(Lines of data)
:::::

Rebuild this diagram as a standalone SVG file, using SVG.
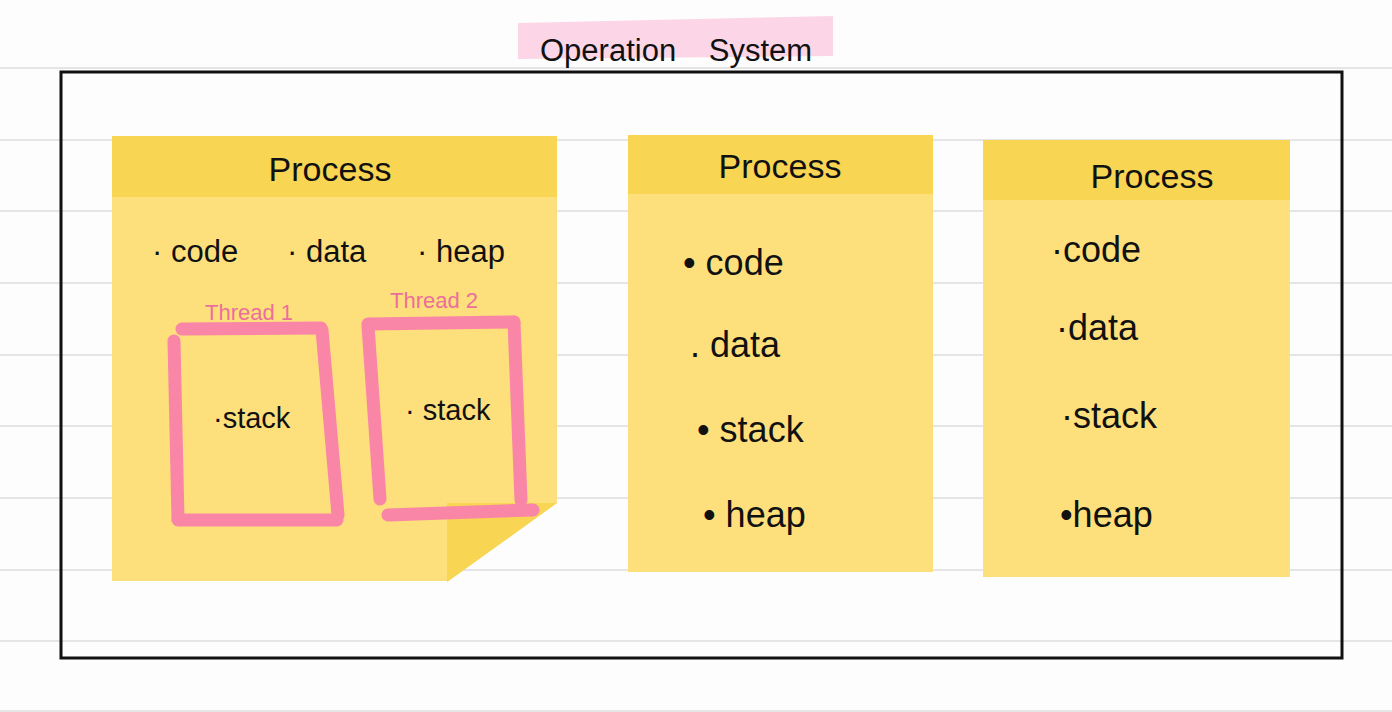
<svg xmlns="http://www.w3.org/2000/svg" width="1392" height="712" viewBox="0 0 1392 712">
  <style>
    .rule { stroke: #dcdcdc; stroke-width: 1.5; }
    .hdr { fill: #f8d552; }
    .body { fill: #fde07c; }
    .txt { font-family: "Liberation Sans", "DejaVu Sans", sans-serif; fill: #111111; }
    .title { font-size: 34px; text-anchor: middle; }
    .item { font-size: 36px; }
    .item1 { font-size: 31px; }
    .thr { fill: none; stroke: #f986a6; stroke-width: 13; stroke-linecap: round; }
    .tlabel { font-family: "Liberation Sans", "DejaVu Sans", sans-serif; font-size: 22px; fill: #ec6f9b; }
  </style>
  <rect x="0" y="0" width="1392" height="712" fill="#fdfdfd"/>
  <g id="ruled-lines">
    <line class="rule" x1="0" y1="68" x2="1392" y2="68"/>
    <line class="rule" x1="0" y1="140" x2="1392" y2="140"/>
    <line class="rule" x1="0" y1="211" x2="1392" y2="211"/>
    <line class="rule" x1="0" y1="283" x2="1392" y2="283"/>
    <line class="rule" x1="0" y1="355" x2="1392" y2="355"/>
    <line class="rule" x1="0" y1="426" x2="1392" y2="426"/>
    <line class="rule" x1="0" y1="498" x2="1392" y2="498"/>
    <line class="rule" x1="0" y1="570" x2="1392" y2="570"/>
    <line class="rule" x1="0" y1="641" x2="1392" y2="641"/>
    <line class="rule" x1="0" y1="711" x2="1392" y2="711"/>
  </g>

  <g id="os-title">
    <polygon points="518,23 833,16 833,56 518,59" fill="#fcd6e6"/>
    <text class="txt" x="540" y="61" font-size="31" word-spacing="24">Operation System</text>
  </g>

  <g id="os-frame">
    <rect x="61" y="72" width="1281" height="586" fill="none" stroke="#111111" stroke-width="3"/>
  </g>

  <g id="process-1">
    <rect class="body" x="112" y="196" width="445" height="385"/>
    <rect class="hdr" x="112" y="136" width="445" height="61"/>
    <polygon points="557,503 558,582 447,582" fill="#fdfdfd"/>
    <line class="rule" x1="447" y1="570" x2="558" y2="570"/>
    <polygon points="447,503 557,503 447,582" fill="#f8d552"/>
    <text class="txt title" x="330" y="181">Process</text>
    <text class="txt item1" x="152" y="262">· code</text>
    <text class="txt item1" x="287" y="262">· data</text>
    <text class="txt item1" x="417" y="262">· heap</text>
  </g>

  <g id="thread-1">
    <text class="tlabel" x="205" y="320">Thread 1</text>
    <line class="thr" x1="182" y1="329" x2="321" y2="328"/>
    <line class="thr" x1="174" y1="341" x2="178" y2="519"/>
    <line class="thr" x1="322" y1="330" x2="338" y2="515"/>
    <line class="thr" x1="178" y1="520" x2="337" y2="520"/>
    <text class="txt" x="213" y="428" font-size="29">·stack</text>
  </g>

  <g id="thread-2">
    <text class="tlabel" x="390" y="308">Thread 2</text>
    <line class="thr" x1="368" y1="324" x2="514" y2="322"/>
    <line class="thr" x1="368" y1="326" x2="380" y2="499"/>
    <line class="thr" x1="514" y1="322" x2="521" y2="500"/>
    <line class="thr" x1="388" y1="515" x2="533" y2="510"/>
    <text class="txt" x="405" y="420" font-size="29">· stack</text>
  </g>

  <g id="process-2">
    <rect class="body" x="628" y="193" width="305" height="379"/>
    <rect class="hdr" x="628" y="135" width="305" height="59"/>
    <text class="txt title" x="780" y="178">Process</text>
    <text class="txt item" x="683" y="275">•  code</text>
    <text class="txt item" x="690" y="357">.  data</text>
    <text class="txt item" x="697" y="442">•  stack</text>
    <text class="txt item" x="703" y="527">•  heap</text>
  </g>

  <g id="process-3">
    <rect class="body" x="983" y="199" width="307" height="378"/>
    <rect class="hdr" x="983" y="140" width="307" height="60"/>
    <text class="txt title" x="1152" y="188">Process</text>
    <text class="txt item" x="1051" y="262">·code</text>
    <text class="txt item" x="1056" y="340">·data</text>
    <text class="txt item" x="1061" y="428">·stack</text>
    <text class="txt item" x="1060" y="527">•heap</text>
  </g>

  <g id="connectors"></g>
</svg>
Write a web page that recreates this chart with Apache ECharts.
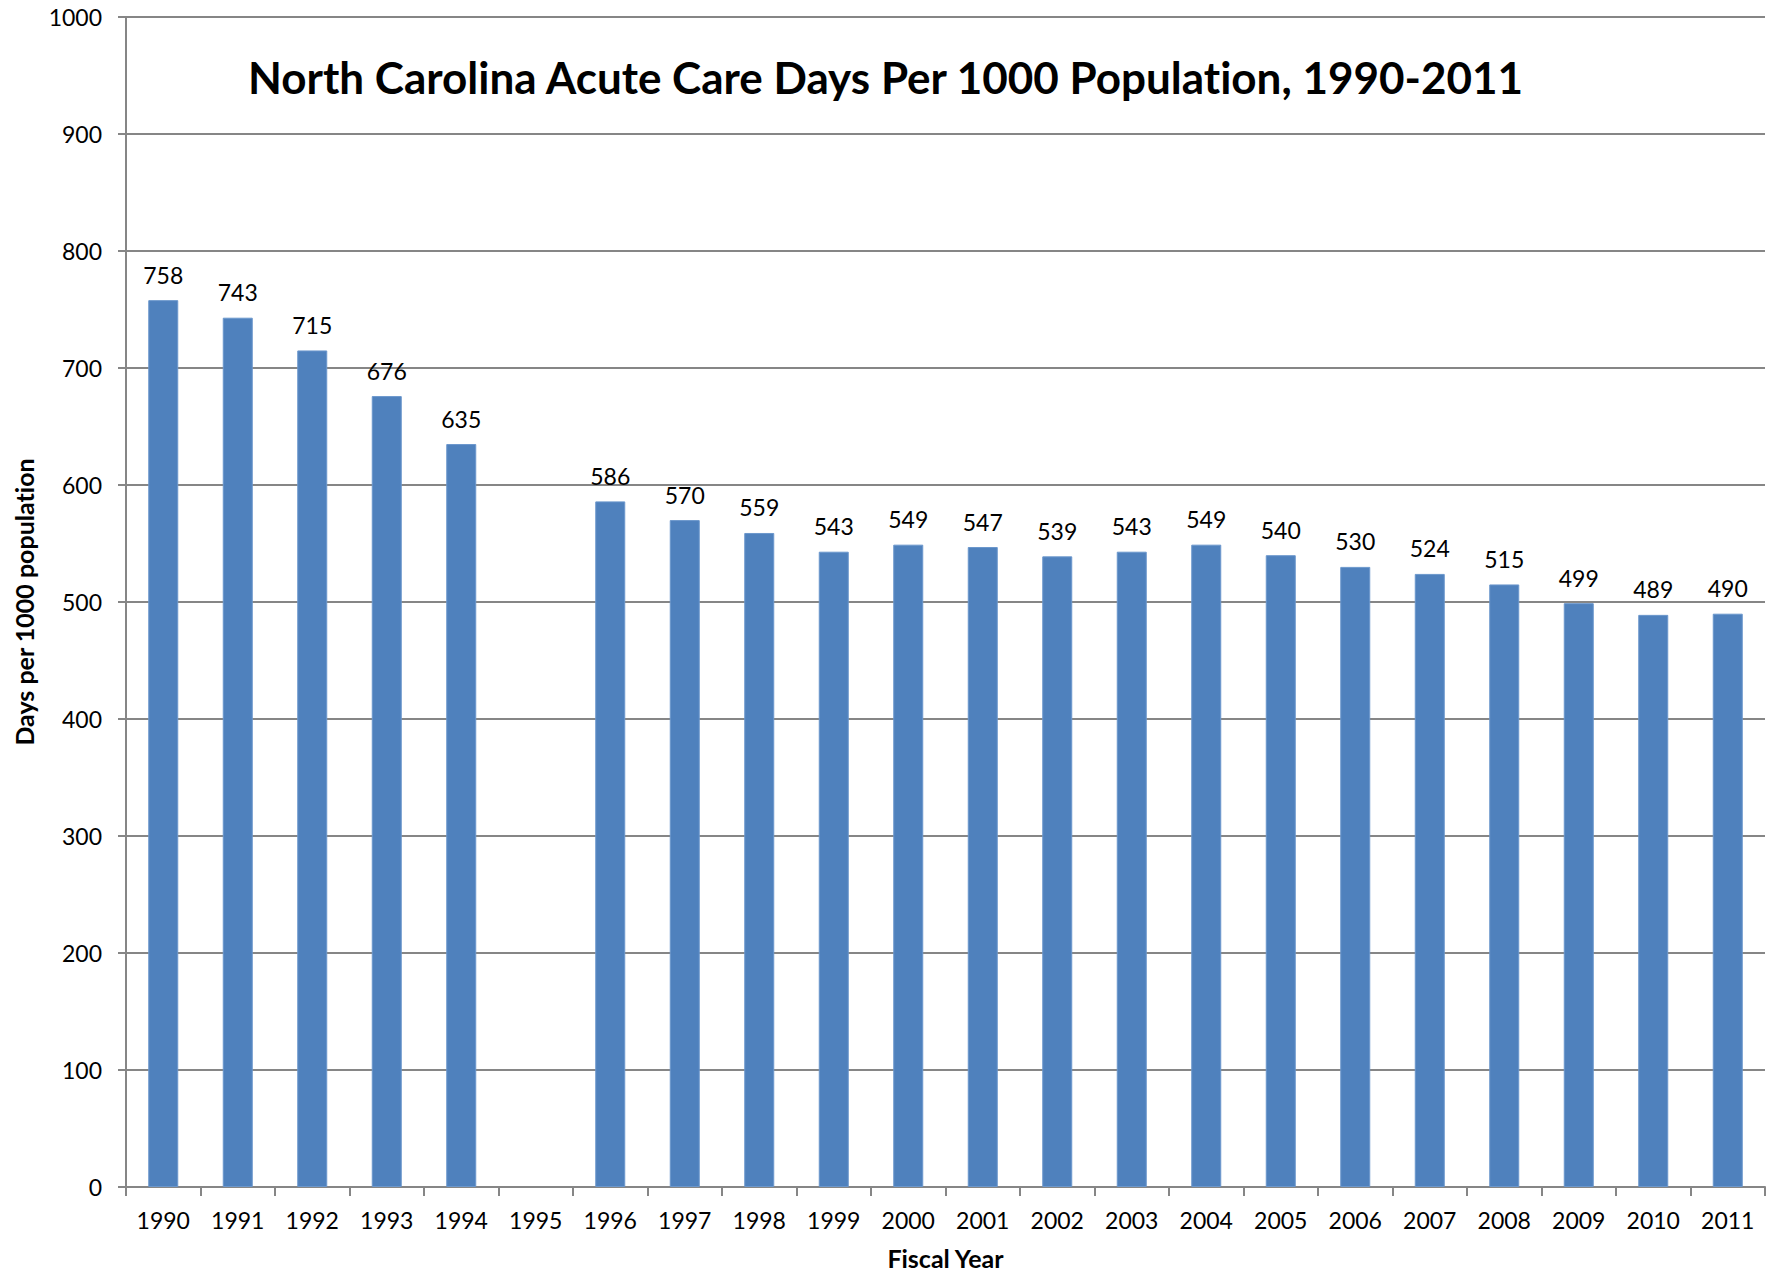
<!DOCTYPE html>
<html>
<head>
<meta charset="utf-8">
<script src="https://cdn.jsdelivr.net/npm/echarts@6/dist/echarts.min.js"></script>
<style>html,body{margin:0;padding:0;background:#fff}#c{width:1780px;height:1275px}#c text{font-variant-ligatures:none;font-feature-settings:"liga" 0,"clig" 0}</style>
</head>
<body>
<div id="c"></div>
<script>
const categories = ['1990','1991','1992','1993','1994','1995','1996','1997','1998','1999','2000','2001','2002','2003','2004','2005','2006','2007','2008','2009','2010','2011'];
const values = [758,743,715,676,635,null,586,570,559,543,549,547,539,543,549,540,530,524,515,499,489,490];
const yTicks = {min:0, max:1000, interval:100};
const titleText = 'North Carolina Acute Care Days Per 1000 Population, 1990-2011';

const FONT = 'Lato';
const chart = echarts.init(document.getElementById('c'), null, {renderer:'svg'});
chart.setOption({
  animation:false,
  backgroundColor:'#fff',
  title:{
    text:titleText, left:243, top:50,
    textStyle:{fontFamily:FONT, fontWeight:'bold', fontSize:44, color:'#000'}
  },
  grid:{left:126, right:15, top:17, bottom:88, containLabel:false},
  xAxis:{
    type:'category', data:categories,
    name:'Fiscal Year', nameLocation:'middle', nameGap:58,
    nameTextStyle:{fontFamily:FONT, fontWeight:'bold', fontSize:25, color:'#000'},
    axisLine:{lineStyle:{color:'#868686', width:2}},
    axisTick:{show:true, alignWithLabel:false, length:9, lineStyle:{color:'#868686', width:2}},
    axisLabel:{fontFamily:FONT, fontSize:23, color:'#000', margin:21, interval:0}
  },
  yAxis:{
    type:'value', min:yTicks.min, max:yTicks.max, interval:yTicks.interval,
    name:'Days per 1000 population', nameLocation:'middle', nameGap:90,
    nameTextStyle:{fontFamily:FONT, fontWeight:'bold', fontSize:25, color:'#000'},
    axisLine:{show:true, lineStyle:{color:'#868686', width:2}},
    axisTick:{show:true, length:8, lineStyle:{color:'#868686', width:2}},
    axisLabel:{fontFamily:FONT, fontSize:23, color:'#000', margin:24, formatter:function(v){return String(v);}},
    splitLine:{lineStyle:{color:'#868686', width:2}}
  },
  series:[{
    type:'bar', data:values, barWidth:30,
    itemStyle:{color:'#4F81BD', borderColor:'#6b97cc', borderWidth:1},
    label:{show:true, position:'top', distance:14, fontFamily:FONT, fontSize:23, color:'#000'}
  }]
});
</script>
</body>
</html>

:::::

Your task is to pick out every line with the string "this" and copy it.

Rebuild this diagram as a standalone SVG file, using SVG.
Write a web page that recreates this chart with Apache ECharts.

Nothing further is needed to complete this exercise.